Figure 3: A technology called Lifelong Deep Neural Network (Lifelong-DNN) enables edge learning, allowing AI to adapt to dynamic conditions and shifting intelligence to the edge at a lower cost. This approach holds promise for the future of manufacturing, offering adaptability and efficiency in real-world, data-limited scenarios. (Image courtesy of Neurala.)Personnel Availability

The perception that AI experts are needed — all the time — to deploy AI is one of the biggest challenges sabotaging large-scale AI deployment. Yes, the learning curve to master AI is relatively steep. But as AI has become more understandable and user-friendly over the past few years, much progress has been made. However, AI is still the province of experts, with many nuances involved in turning a fortunate experiment/proof of concept into a real-world deployment.

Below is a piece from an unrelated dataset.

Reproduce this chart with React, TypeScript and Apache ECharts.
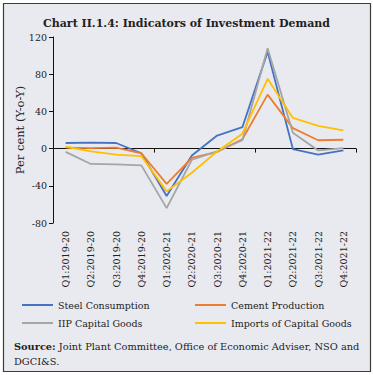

“There are simply not enough AI PhDs in the world to serve all areas of the economy that need them,” says Max Versace, CEO and co-founder at Neurala. “Currently, U.S. universities graduate around 3,000 PhDs in AI-related fields per year, with a median of 5.8 years to complete a PhD. And PhDs can’t be accelerated. Moreover, a ‘fresh’ AI PhD still needs years of work ‘in the trenches’ to gain the domain-specific knowledge to be effective in an applied, complex context such as industrial manufacturing.”

Striving for Transparency

While AI is a broad spectrum and efforts have been made to make the decision-making process more explainable, it can be perceived as complex and opaque, leading to unease among those who view it as a “black box.” For this reason, Apera has consciously incorporated elements into its AI to enhance explainability.

“We strive to move toward a more transparent approach, enabling users to understand why the AI makes certain decisions in tasks such as inspection and robot guidance,” says Afrooze. “While progress has been made, making AI more explainable remains a challenge and a shared goal in the industry to increase manufacturers’ comfort with using AI.”

There is a trend toward adopting standardized acceptance tests based on actual performance, regardless of the complexity or explainability of the underlying algorithm. As long as the system reliably operates in a factory setting and manages controlled failures, manufacturers are less concerned about the specific decision-making process.

Apera provides safety checks that are less intricate than the core system, allowing for the identification of potential rare catastrophic failures. Afrooze notes, “Although these occurrences are infrequent (for example, 1 in 10,000 or 1 in 100,000), it remains important to protect the environment, robot, and tools as well as account for the human intervention that is needed to resolve such situations.”

AI Implementation Tips

Adopting AI for automated inspection is a journey, and manufacturers should take one step at a time. Manufacturers need to test the technology, build the business case, and lean on experts. Manufacturers also need to start their AI journeys early because adopting AI takes time. It takes education across the entire workforce to familiarize stakeholders with AI. This includes operators, quality, production operations, and manufacturing engineering.

Start with a specific problem that needs solving and evaluate all options, including traditional non-AI solutions. There is a wide range of technologies and solution providers, all approaching problems from different angles. If AI is indeed the correct answer, be prepared to put in a significant amount of resources early to end up with a system that is robust and improves over time. Artificial intelligence and machine learning aren’t magic, but they can be powerful tools if deployed in appropriate solution areas.

Finally, seek a partner, not just a vendor, when considering AI in manufacturing. To effectively implement AI, it’s essential to understand the risks, build a fail-safe solution, and educate the staff, especially automation engineers. A partner who is genuinely invested in the manufacturer’s success, rather than in just making a sale, can make a significant difference in the overall experience during the adoption of AI in manufacturing.